Any rotation of the $m$th roots of unity is a finite normalized tight frame (FNTF) of $\mathbb{R}^2$. According to Benedetto and Fickus, every minimizer $\{x_i\}_{i=1}^{m}$ of the "frame potential" $$FP(\{x_i\}_{i=1}^{m}) = \sum_{i,j=1}^m |\langle x_i, x_j \rangle|^2$$ is a FNTF of $\mathbb{R}^d$.
Given a random initial set $\{x^{(0)}_i\}_{i=1}^{m}$, I would like to produce some rotation of the roots of unity by minimizing $FP$ via gradient descent in the case of $d=2$.
However, when I numerically minimize the (hopefully transparent) function
def FP(phases):
phase_diffs = phases - phases.transpose(1,0)
return (torch.abs(torch.cos(phase_diffs))**2).sum()
where phases are the angles of $\{x_i\}_{i=1}^{3}$ measured counter-clockwise from the x-axis, I see
which are evidently not roots of unity.
Have I misunderstood the frame potential or is this an optimization problem or both? I can provide more details about the solver if necessary.
Thanks in advance!
$$ FP (\{ x_i \}_{i=1}^m) = \sum_{i,j=1}^m \mid \langle x_i , x_j \rangle \mid^2\\ $$
Let $\alpha_i$ be $\pm 1$ chosen independently.
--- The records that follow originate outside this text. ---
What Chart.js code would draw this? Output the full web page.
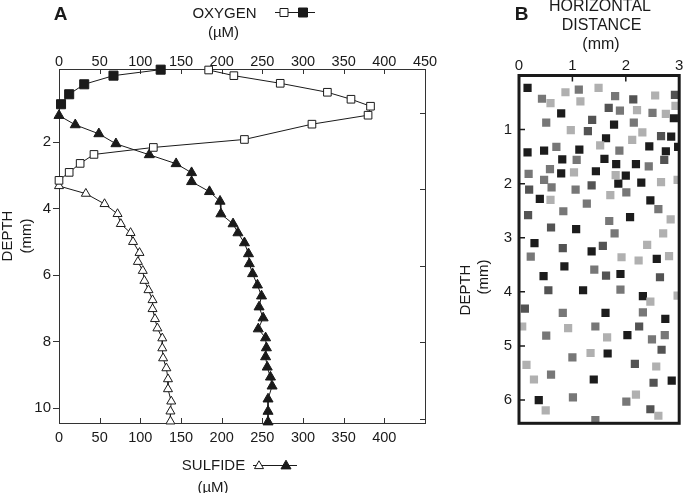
<!DOCTYPE html>
<html><head><meta charset="utf-8">
<script src="https://cdn.jsdelivr.net/npm/chart.js@4"></script>
<style>
html,body{margin:0;padding:0;background:#fff;}
#wrap{position:relative;width:685px;height:493px;overflow:hidden;font-family:"Liberation Sans",Arial,Helvetica,sans-serif;color:#1a1a1a;}
#boxA{position:absolute;left:0;top:0;width:470px;height:493px;}
#boxB{position:absolute;left:440px;top:0;width:245px;height:493px;}
.t{position:absolute;transform:translate(-50%,-50%);white-space:nowrap;font-size:15px;line-height:1;}
.b16{font-size:16px;}
.r{transform:translate(-50%,-50%) rotate(-90deg);}
.pl{font-weight:bold;font-size:19px;}
</style></head>
<body>
<div id="wrap">
  <div id="boxA"><canvas id="cA" width="470" height="493"></canvas></div>
  <div id="boxB"><canvas id="cB" width="245" height="493"></canvas></div>
  <div class="t pl" style="left:60.5px;top:13px;">A</div>
  <div class="t" style="left:224.5px;top:11.5px;">OXYGEN</div>
  <div class="t" style="left:223.5px;top:31px;">(µM)</div>
  <div class="t" style="left:213.5px;top:464px;">SULFIDE</div>
  <div class="t" style="left:213px;top:486px;">(µM)</div>
  <div class="t r" style="left:6px;top:236px;">DEPTH</div>
  <div class="t r" style="left:25px;top:236px;">(mm)</div>
  <div class="t pl" style="left:521.5px;top:13px;">B</div>
  <div class="t b16" style="left:600px;top:6px;">HORIZONTAL</div>
  <div class="t b16" style="left:601.5px;top:25px;">DISTANCE</div>
  <div class="t b16" style="left:601px;top:44px;">(mm)</div>
  <div class="t r" style="left:464px;top:290px;">DEPTH</div>
  <div class="t r" style="left:482px;top:277px;">(mm)</div>
</div>
<script>
// ---------- Panel A data: [concentration (µM), depth (mm)] ----------
const oxygenOpen = [[184,-0.17],[215,0.0],[272,0.23],[330,0.5],[359,0.71],[383,0.92],[380,1.19],[311,1.46],[228,1.92],[116,2.16],[43,2.37],[26,2.64],[12.5,2.91],[0,3.15]];
const oxygenFilled = [[125,-0.18],[67,0.0],[31,0.26],[12.5,0.56],[2.5,0.86]];
const sulfideOpen = [[0,3.32],[33,3.55],[56,3.86],[72,4.16],[76,4.46],[88,4.73],[91,5.0],[99,5.33],[97,5.6],[103,5.87],[105,6.17],[110,6.45],[115,6.75],[115,7.02],[118,7.32],[121,7.6],[127,7.9],[127,8.2],[128,8.5],[132,8.8],[134,9.13],[134,9.43],[138,9.8],[137,10.1],[137,10.4]];
const sulfideFilled = [[0,1.2],[20,1.48],[49,1.75],[70,2.05],[111,2.38],[144,2.65],[163,2.92],[163,3.19],[185,3.49],[198,3.78],[199,4.16],[214,4.46],[220,4.73],[228,5.03],[233,5.36],[234,5.66],[238,5.96],[244,6.3],[249,6.63],[246,6.96],[251,7.29],[245,7.62],[254,7.89],[255,8.19],[254,8.46],[256,8.77],[260,9.07],[262,9.34],[257,9.73],[257,10.1],[257,10.42]];
const oxygenTicks = [0,50,100,150,200,250,300,350,400,450];
const sulfideTicks = [0,50,100,150,200,250,300,350,400];
const depthTicksA = [2,4,6,8,10];
const rightTicksA = [1.13,3.42,5.72,8.02,10.32];

// ---------- Panel B data: [horizontal distance (mm), depth (mm)] ----------
const blackSquares = [[0.16,0.23],[0.79,0.70],[2.90,0.79],[1.78,0.91],[1.63,1.16],[2.85,1.13],[0.16,1.42],[0.47,1.39],[1.13,1.37],[2.44,1.31],[2.75,1.40],[2.98,1.32],[0.81,1.55],[1.60,1.54],[1.82,1.64],[2.19,1.64],[0.79,1.81],[1.44,1.77],[2.00,1.85],[1.86,2.00],[2.29,1.98],[0.39,2.28],[2.46,2.31],[2.08,2.62],[1.07,2.84],[0.29,3.10],[1.36,3.25],[2.58,3.39],[0.85,3.53],[0.46,3.71],[1.90,3.67],[1.20,3.97],[2.32,4.08],[1.62,4.39],[2.74,4.50],[2.03,4.80],[1.66,5.14],[1.40,5.62],[2.86,5.64],[0.37,6.00]];
const darkSquares = [[2.14,0.44],[2.92,0.36],[1.68,0.60],[1.37,0.82],[1.29,1.03],[2.66,1.12],[2.72,1.56],[0.19,2.11],[1.36,2.03],[0.17,2.58],[0.60,2.81],[0.82,3.19],[1.57,3.15],[1.63,3.70],[2.64,3.73],[0.55,3.97],[0.11,4.31],[2.25,4.64],[2.67,5.07],[2.17,5.33],[2.52,5.68],[2.46,6.17]];
const midSquares = [[0.43,0.43],[1.12,0.26],[1.80,0.38],[1.89,0.65],[2.50,0.69],[0.51,0.87],[2.15,0.87],[0.70,1.32],[1.88,1.39],[1.08,1.56],[0.18,1.82],[0.58,1.73],[2.43,1.68],[0.47,1.93],[0.61,2.07],[1.06,2.11],[2.01,2.16],[1.27,2.37],[2.61,2.47],[0.83,2.51],[1.69,2.69],[1.79,2.92],[0.22,3.35],[1.41,3.59],[1.90,3.96],[0.82,4.39],[2.32,4.38],[1.43,4.64],[0.51,4.81],[2.49,4.88],[2.73,4.80],[1.00,5.21],[0.60,5.53],[1.01,5.95],[2.01,6.03],[1.43,6.37]];
const lightSquares = [[0.59,0.51],[0.87,0.31],[1.49,0.23],[1.15,0.48],[2.55,0.37],[2.21,0.64],[2.75,0.71],[2.93,0.56],[0.97,1.01],[2.31,1.05],[2.12,1.19],[1.52,1.29],[1.03,1.79],[1.81,1.84],[2.66,1.97],[2.97,1.93],[1.71,2.21],[0.59,2.30],[2.84,2.66],[2.70,2.92],[2.40,3.13],[1.92,3.36],[2.24,3.42],[2.81,3.34],[2.46,4.18],[2.97,4.07],[0.06,4.64],[0.92,4.67],[1.65,4.84],[1.34,5.13],[0.14,5.35],[2.57,5.38],[0.28,5.62],[2.19,5.90],[0.50,6.19],[2.61,6.29]];
const distanceTicks = [0,1,2,3];
const depthTicksB = [1,2,3,4,5,6];

const FONT = "'Liberation Sans', Arial, Helvetica, sans-serif";
const INK = '#1a1a1a';
const toXY = arr => arr.map(p => ({x:p[0], y:p[1]}));
const setTicks = list => (s => { s.ticks = list.map(v => ({value:v})); });

function square(ctx, x, y, s, fill){
  ctx.beginPath(); ctx.rect(x - s/2, y - s/2, s, s);
  ctx.fillStyle = fill; ctx.fill(); ctx.lineWidth = 1; ctx.strokeStyle = INK; ctx.stroke();
}
function triangle(ctx, x, y, r, fill){
  ctx.beginPath();
  for (let i = 0; i < 3; i++){ const a = i*2*Math.PI/3; const px = x + Math.sin(a)*r, py = y - Math.cos(a)*r; i ? ctx.lineTo(px,py) : ctx.moveTo(px,py); }
  ctx.closePath(); ctx.fillStyle = fill; ctx.fill(); ctx.lineWidth = 1; ctx.strokeStyle = INK; ctx.stroke();
}

const decoA = {
  id:'decoA',
  beforeDatasetsDraw(chart){
    const {ctx, chartArea:a, scales} = chart;
    ctx.save();
    ctx.strokeStyle = '#333'; ctx.lineWidth = 1;
    ctx.strokeRect(Math.round(a.left)+0.5, Math.round(a.top)+0.5, Math.round(a.right-a.left), Math.round(a.bottom-a.top));
    ctx.beginPath();
    scales.x.ticks.forEach(t => { if (t.value > 0 && t.value < 450){ const x = Math.round(scales.x.getPixelForValue(t.value))+0.5; ctx.moveTo(x, a.top); ctx.lineTo(x, a.top+5);} });
    scales.x2.ticks.forEach(t => { if (t.value > 0){ const x = Math.round(scales.x2.getPixelForValue(t.value))+0.5; ctx.moveTo(x, a.bottom); ctx.lineTo(x, a.bottom-5);} });
    rightTicksA.forEach(v => { const y = Math.round(scales.y.getPixelForValue(v))+0.5; ctx.moveTo(a.right, y); ctx.lineTo(a.right-5, y); });
    ctx.stroke();
    ctx.restore();
  },
  afterDraw(chart){
    const ctx = chart.ctx;
    ctx.save();
    ctx.strokeStyle = INK; ctx.lineWidth = 1;
    ctx.beginPath(); ctx.moveTo(275, 12.5); ctx.lineTo(315, 12.5); ctx.stroke();
    square(ctx, 284, 12.5, 8, '#fff');
    square(ctx, 303, 12.5, 9, INK);
    ctx.beginPath(); ctx.moveTo(253, 465.5); ctx.lineTo(297, 465.5); ctx.stroke();
    triangle(ctx, 259, 466, 5.2, '#fff');
    triangle(ctx, 286, 466, 5.8, INK);
    ctx.restore();
  }
};

const lineBase = {showLine:true, borderColor:INK, borderWidth:1, pointBorderColor:INK, pointBorderWidth:1, clip:false, pointHoverRadius:0};

new Chart(document.getElementById('cA'), {
  type:'scatter',
  data:{datasets:[
    Object.assign({label:'Oxygen (open)', data:toXY(oxygenOpen), xAxisID:'x', yAxisID:'y', pointStyle:'rect', pointRadius:5.4, pointBackgroundColor:'#fff'}, lineBase),
    Object.assign({label:'Oxygen (filled)', data:toXY(oxygenFilled), xAxisID:'x', yAxisID:'y', pointStyle:'rect', pointRadius:6.4, pointBackgroundColor:INK}, lineBase),
    Object.assign({label:'Sulfide (open)', data:toXY(sulfideOpen), xAxisID:'x2', yAxisID:'y', pointStyle:'triangle', pointRadius:5.2, pointBackgroundColor:'#fff'}, lineBase),
    Object.assign({label:'Sulfide (filled)', data:toXY(sulfideFilled), xAxisID:'x2', yAxisID:'y', pointStyle:'triangle', pointRadius:5.8, pointBackgroundColor:INK}, lineBase)
  ]},
  options:{
    responsive:false, animation:false, events:[],
    layout:{padding:{left:0, top:0, right:45, bottom:0}},
    plugins:{legend:{display:false}, tooltip:{enabled:false}},
    scales:{
      x:{type:'linear', position:'top', min:0, max:450, afterBuildTicks:setTicks(oxygenTicks), afterFit:s=>{s.height=69;},
         grid:{display:false, drawTicks:false}, border:{display:false},
         ticks:{font:{family:FONT, size:14.5}, color:INK, padding:-2, maxRotation:0, autoSkip:false}},
      x2:{type:'linear', position:'bottom', min:0, max:450, afterBuildTicks:setTicks(sulfideTicks), afterFit:s=>{s.height=70;},
         grid:{display:false, drawTicks:false}, border:{display:false},
         ticks:{font:{family:FONT, size:14.5}, color:INK, padding:6, maxRotation:0, autoSkip:false}},
      y:{type:'linear', position:'left', reverse:true, min:-0.2, max:10.45, afterBuildTicks:setTicks(depthTicksA), afterFit:s=>{s.width=59;},
         grid:{display:true, drawOnChartArea:false, drawTicks:true, tickLength:6, color:'#333', lineWidth:1}, border:{display:false},
         ticks:{font:{family:FONT, size:15}, color:INK, padding:2}}
    }
  },
  plugins:[decoA]
});

const decoB = {
  id:'decoB',
  afterDatasetsDraw(chart){
    const {ctx, chartArea:a, scales} = chart;
    ctx.save();
    ctx.strokeStyle = INK; ctx.lineWidth = 1.5;
    ctx.beginPath();
    scales.x.ticks.forEach(t => { if (t.value > 0 && t.value < 3){ const x = scales.x.getPixelForValue(t.value); ctx.moveTo(x, a.top); ctx.lineTo(x, a.top+6);} });
    scales.y.ticks.forEach(t => { const y = scales.y.getPixelForValue(t.value); ctx.moveTo(a.left, y); ctx.lineTo(a.left+6, y); });
    ctx.stroke();
    ctx.lineWidth = 3;
    ctx.strokeRect(a.left, a.top, a.right-a.left, a.bottom-a.top);
    ctx.restore();
  }
};

const sq = (label, arr, color) => ({label, data:toXY(arr), pointStyle:'rect', pointRadius:5.8, pointBackgroundColor:color, pointBorderWidth:0, pointBorderColor:color, showLine:false, pointHoverRadius:0});

new Chart(document.getElementById('cB'), {
  type:'scatter',
  data:{datasets:[
    sq('Light', lightSquares, '#b0b0b0'),
    sq('Mid', midSquares, '#777777'),
    sq('Dark', darkSquares, '#535353'),
    sq('Black', blackSquares, '#1c1c1c')
  ]},
  options:{
    responsive:false, animation:false, events:[],
    layout:{padding:{left:0, top:0, right:3.5, bottom:0}},
    plugins:{legend:{display:false}, tooltip:{enabled:false}},
    scales:{
      x:{type:'linear', position:'top', min:0, max:3, afterBuildTicks:setTicks(distanceTicks), afterFit:s=>{s.height=75.5;},
         grid:{display:false, drawTicks:false}, border:{display:false},
         ticks:{font:{family:FONT, size:15}, color:INK, padding:0.5, maxRotation:0, autoSkip:false}},
      y:{type:'linear', position:'left', reverse:true, min:0, max:6.43, afterBuildTicks:setTicks(depthTicksB), afterFit:s=>{s.width=79;},
         grid:{display:false, drawTicks:false}, border:{display:false},
         ticks:{font:{family:FONT, size:15}, color:INK, padding:7}},
      xb:{type:'linear', position:'bottom', display:true, afterFit:s=>{s.height=69.7;}, ticks:{display:false}, grid:{display:false, drawTicks:false}, border:{display:false}}
    }
  },
  plugins:[decoB]
});
</script>
</body></html>
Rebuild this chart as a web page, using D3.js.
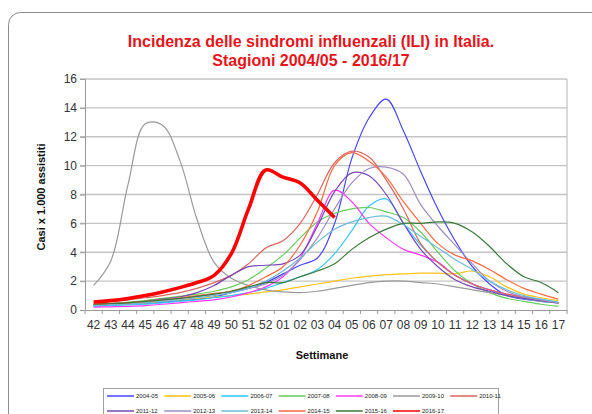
<!DOCTYPE html>
<html><head><meta charset="utf-8">
<script src="https://cdn.jsdelivr.net/npm/d3@7"></script>
<style>
html,body{margin:0;padding:0;background:#fff;}
svg{display:block;font-family:"Liberation Sans",Arial,sans-serif;}
</style></head>
<body><svg id="c" width="592" height="414"></svg>
<script>
const weeks = ["42","43","44","45","46","47","48","49","50","51","52","01","02","03","04","05","06","07","08","09","10","11","12","13","14","15","16","17"];
const yTicks = [0,2,4,6,8,10,12,14,16];
const seasons = ["2004-05","2005-06","2006-07","2007-08","2008-09","2009-10","2010-11","2011-12","2012-13","2013-14","2014-15","2015-16","2016-17"];
const colors = ["#4747ff","#ffc21a","#33c4ff","#66cc5c","#ff38ff","#9a9a9a","#d9665f","#7a47b8","#a08cc0","#6bbcd9","#ff6a40","#3a7a3a","#ff0000"];
const s2004 = [0.3,0.35,0.4,0.45,0.55,0.65,0.75,0.9,1.2,1.5,1.9,2.5,3.1,3.6,6.0,10.5,13.3,14.6,12.4,9.6,7.0,4.8,3.0,1.8,1.0,0.75,0.6,0.5];
const s2005 = [0.35,0.4,0.45,0.5,0.6,0.7,0.8,0.9,1.0,1.1,1.25,1.4,1.6,1.8,2.0,2.2,2.35,2.45,2.5,2.55,2.55,2.5,2.7,2.3,1.6,1.1,0.85,0.65];
const s2006 = [0.25,0.3,0.35,0.4,0.5,0.6,0.7,0.85,1.0,1.2,1.5,1.9,2.3,2.8,3.9,5.5,7.2,7.7,6.0,4.5,3.3,2.4,1.8,1.4,1.0,0.8,0.6,0.5];
const s2007 = [0.4,0.45,0.55,0.65,0.8,0.95,1.1,1.3,1.6,2.1,2.9,3.8,5.0,6.1,6.7,7.0,7.1,6.8,6.4,5.4,4.0,2.7,1.8,1.2,0.8,0.6,0.4,0.25];
const s2008 = [0.2,0.22,0.25,0.3,0.4,0.5,0.6,0.7,0.9,1.2,1.6,2.3,3.6,6.0,8.3,7.5,6.0,5.0,4.2,3.8,3.3,2.4,1.8,1.4,1.1,0.9,0.7,0.5];
const s2009 = [1.7,3.4,8.7,12.9,12.8,10.4,6.3,3.3,2.2,1.7,1.4,1.25,1.2,1.3,1.5,1.7,1.9,2.0,2.0,1.9,1.8,1.6,1.4,1.2,1.0,0.8,0.6,0.5];
const s2010 = [0.5,0.6,0.7,0.85,1.0,1.2,1.5,1.9,2.4,3.2,4.3,4.8,6.0,8.0,10.2,11.0,10.6,9.0,7.0,4.6,3.3,2.4,1.8,1.4,1.1,0.9,0.7,0.5];
const s2011 = [0.4,0.45,0.5,0.6,0.75,0.9,1.2,1.7,2.4,3.0,3.1,3.2,3.8,5.8,8.2,9.5,9.3,8.0,6.0,4.2,3.0,2.1,1.6,1.3,1.0,0.8,0.65,0.5];
const s2012 = [0.35,0.4,0.45,0.55,0.65,0.8,0.95,1.1,1.3,1.5,1.8,2.4,3.5,5.0,7.0,8.8,9.8,9.9,9.4,7.3,5.8,4.5,3.2,2.0,1.3,0.9,0.7,0.5];
const s2013 = [0.3,0.35,0.4,0.5,0.6,0.7,0.85,1.0,1.2,1.5,2.0,2.7,3.6,4.7,5.6,6.1,6.4,6.5,5.9,5.1,4.3,3.5,2.8,2.0,1.4,1.0,0.75,0.55];
const s2014 = [0.4,0.45,0.5,0.6,0.7,0.85,1.0,1.15,1.3,1.7,2.3,3.0,4.5,6.8,10.0,10.9,10.3,9.2,7.5,6.0,4.6,3.8,3.4,2.8,2.1,1.5,1.1,0.75];
const s2015 = [0.4,0.45,0.5,0.6,0.7,0.8,0.95,1.1,1.3,1.6,1.9,1.9,2.3,2.7,3.2,4.2,5.0,5.6,6.0,6.0,6.1,6.0,5.4,4.4,3.2,2.3,1.9,1.2];
const s2016 = [0.55,0.65,0.8,1.0,1.25,1.55,1.9,2.4,3.9,7.0,9.7,9.2,8.8,7.6,6.4];
const seriesValues = [s2004,s2005,s2006,s2007,s2008,s2009,s2010,s2011,s2012,s2013,s2014,s2015,s2016];

const svg = d3.select("#c");
// outer frame
svg.append("rect").attr("x",8.5).attr("y",12.5).attr("width",600).attr("height",420).attr("rx",12)
  .attr("fill","#fff").attr("stroke","#8c8c8c").attr("stroke-width",1);

const L=85, R=567, T=79, B=310;
const x = d3.scaleBand().domain(weeks).range([L,R]);
const y = d3.scaleLinear().domain([0,16]).range([B,T]);

// gridlines
svg.append("g").selectAll("line").data(yTicks.filter(d=>d>0)).join("line")
  .attr("x1",L-5).attr("x2",R).attr("y1",d=>y(d)).attr("y2",d=>y(d))
  .attr("stroke","#c4c4c4").attr("stroke-width",1.3);
// right border
svg.append("line").attr("x1",R).attr("x2",R).attr("y1",T).attr("y2",B).attr("stroke","#c4c4c4").attr("stroke-width",1.3);

// y axis
const ya = svg.append("g").attr("transform",`translate(${L},0)`)
  .call(d3.axisLeft(y).tickValues(yTicks).tickSize(5).tickPadding(3));
ya.select(".domain").attr("stroke","#9a9a9a");
ya.selectAll(".tick line").attr("stroke","#9a9a9a");
ya.selectAll("text").attr("font-size",12).attr("fill","#333").attr("font-family","Liberation Sans, Arial, sans-serif");

// x axis
const xa = svg.append("g").attr("transform",`translate(0,${B})`)
  .call(d3.axisBottom(x).tickSize(0).tickPadding(10));
xa.select(".domain").attr("stroke","#9a9a9a");
xa.selectAll("text").attr("font-size",12).attr("fill","#333").attr("font-family","Liberation Sans, Arial, sans-serif");
svg.append("g").selectAll("line").data(d3.range(weeks.length+1)).join("line")
  .attr("x1",i=>L+i*x.step()).attr("x2",i=>L+i*x.step()).attr("y1",B).attr("y2",B+4)
  .attr("stroke","#9a9a9a");

// axis titles
svg.append("text").attr("x",322).attr("y",359).attr("text-anchor","middle")
  .attr("font-size",11).attr("font-weight","bold").attr("fill","#111").text("Settimane");
svg.append("text").attr("transform","translate(45,197) rotate(-90)").attr("text-anchor","middle")
  .attr("font-size",11).attr("font-weight","bold").attr("fill","#111").text("Casi  x 1.000 assistiti");

// title
const title = svg.append("text").attr("text-anchor","middle").attr("fill","#e8141b")
  .attr("font-size",16).attr("font-weight","bold");
title.append("tspan").attr("x",311).attr("y",47).text("Incidenza delle sindromi influenzali (ILI) in Italia.");
title.append("tspan").attr("x",311).attr("y",66).text("Stagioni 2004/05 - 2016/17");

// lines
const line = d3.line().x((d,i)=>x(weeks[i])+x.bandwidth()/2).y(d=>y(d)).curve(d3.curveCatmullRom.alpha(0.5));
svg.append("g").selectAll("path").data(seriesValues).join("path")
  .attr("d",d=>line(d)).attr("fill","none")
  .attr("stroke",(d,i)=>colors[i])
  .attr("stroke-width",(d,i)=>i===12?3.6:1.2)
  .attr("stroke-linejoin","round");

// legend
const lg = svg.append("g");
lg.append("rect").attr("x",103.5).attr("y",388.5).attr("width",395).attr("height",40)
  .attr("fill","#fff").attr("stroke","#a0a0a0");
seasons.forEach((s,i)=>{
  const col=i%7, row=Math.floor(i/7);
  const lx=107+col*57.2, ly=396+row*15;
  lg.append("line").attr("x1",lx).attr("x2",lx+27).attr("y1",ly).attr("y2",ly)
    .attr("stroke",colors[i]).attr("stroke-width",1.5);
  lg.append("text").attr("x",lx+29).attr("y",ly+2).attr("font-size",6).attr("fill","#222").text(s);
});
</script></body></html>
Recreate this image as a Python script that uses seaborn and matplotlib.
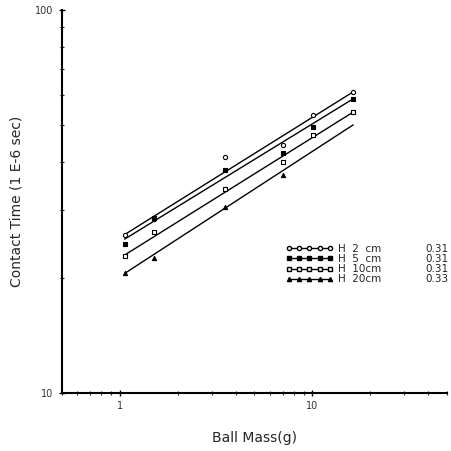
import numpy as np
import pandas as pd
import seaborn as sns
import matplotlib
matplotlib.use("Agg")
import matplotlib.pyplot as plt
from matplotlib.lines import Line2D

# ball masses (g) and contact times (1E-6 sec)
mass = [1.06, 1.5, 3.5, 7.0, 10.1, 16.3]
t_h2 = [25.9, 28.4, 41.3, 44.4, 53.2, 61.1]
t_h5 = [24.5, 28.6, 38.2, 42.4, 49.5, 58.6]
t_h10 = [22.7, 26.3, 34.1, 40.1, 47.2, 54.1]
t_h20 = [20.6, 22.5, 30.6, 37.1]

# fitted lines, value at first and last mass
fit_x = [1.06, 16.3]
fit_h2 = [25.9, 61.1]
fit_h5 = [25.2, 58.6]
fit_h10 = [22.9, 54.1]
fit_h20 = [20.5, 50.1]

labels = ["H  2  cm", "H  5  cm", "H  10cm", "H  20cm"]
slopes = ["0.31", "0.31", "0.31", "0.33"]
markers = ["o", "s", "s", "^"]
faces = ["white", "black", "white", "black"]

rows = []
for lab, ys in zip(labels, [t_h2, t_h5, t_h10, t_h20]):
    for m, t in zip(mass, ys):
        rows.append({"mass": m, "time": t, "height": lab})
df = pd.DataFrame(rows)

sns.set_style("ticks")
plt.rcParams['font.family'] = ['DejaVu Sans']

fig = plt.figure(figsize=(4.51, 4.51), dpi=100)
ax = fig.add_axes([0.137, 0.129, 0.854, 0.849])

for lab, fy in zip(labels, [fit_h2, fit_h5, fit_h10, fit_h20]):
    sns.lineplot(x=fit_x, y=fy, ax=ax, color="black", lw=1.0)

for lab, mk, fc in zip(labels, markers, faces):
    sub = df[df["height"] == lab]
    ax.scatter(sub["mass"], sub["time"], marker=mk, s=9, facecolor=fc,
               edgecolor="black", linewidth=0.8, zorder=3)

ax.set_xscale("log")
ax.set_yscale("log")
ax.set_xlim(0.5, 50)
ax.set_ylim(10, 100)
ax.set_xticks([1, 10])
ax.set_xticklabels(["1", "10"])
ax.set_yticks([10, 100])
ax.set_yticklabels(["10", "100"])
ax.tick_params(axis="both", which="major", direction="inout", length=5,
               width=1, labelsize=7, colors="black", labelcolor="#333333")
ax.tick_params(axis="both", which="minor", direction="inout", length=3, width=0.8)
ax.yaxis.set_minor_formatter(matplotlib.ticker.NullFormatter())
ax.xaxis.set_minor_formatter(matplotlib.ticker.NullFormatter())

sns.despine(ax=ax)
for s in ["left", "bottom"]:
    ax.spines[s].set_linewidth(1.5)
    ax.spines[s].set_color("black")

ax.set_xlabel("Ball Mass(g)", fontsize=10, labelpad=14)
ax.set_ylabel("Contact Time (1 E-6 sec)", fontsize=10, labelpad=8)

handles = [Line2D([0], [0], color="black", lw=1, marker=mk, markersize=3,
                  markerfacecolor=fc, markeredgecolor="black")
           for mk, fc in zip(markers, faces)]
leg = ax.legend(handles, labels, loc="upper left", bbox_to_anchor=(0.57, 0.40),
                frameon=False, fontsize=7.5, numpoints=5, handlelength=4.6,
                handletextpad=0.4, labelspacing=0.02, borderaxespad=0)

# slope column, aligned with legend rows
fig.canvas.draw()
inv = ax.transAxes.inverted()
for txt, s in zip(leg.get_texts(), slopes):
    bb = txt.get_window_extent()
    _, yc = inv.transform((0, (bb.y0 + bb.y1) / 2))
    ax.text(1.005, yc, s, transform=ax.transAxes, ha="right", va="center",
            fontsize=7.5, clip_on=False)

fig.savefig("out.png", dpi=100)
$$ FP (\{ \alpha_i x_i \}_{i=1}^m) = \sum_{i,j=1}^m \mid \langle \alpha_i x_i , \alpha_j x_j \rangle \mid^2\\ = \sum_{i,j=1}^m \mid \alpha_i \alpha_j \langle x_i , x_j \rangle \mid^2\\ = \sum_{i,j=1}^m \mid \langle x_i , x_j \rangle \mid^2\\ = FP (\{ x_i \}_{i=1}^m) $$
So you see that the solution you got starts with the third roots of unity, but then messes with the signs by $\alpha_1=-1$ and $\alpha_2=\alpha_3=+1$.
When you minimize FP, you don't know a priori what these signs are.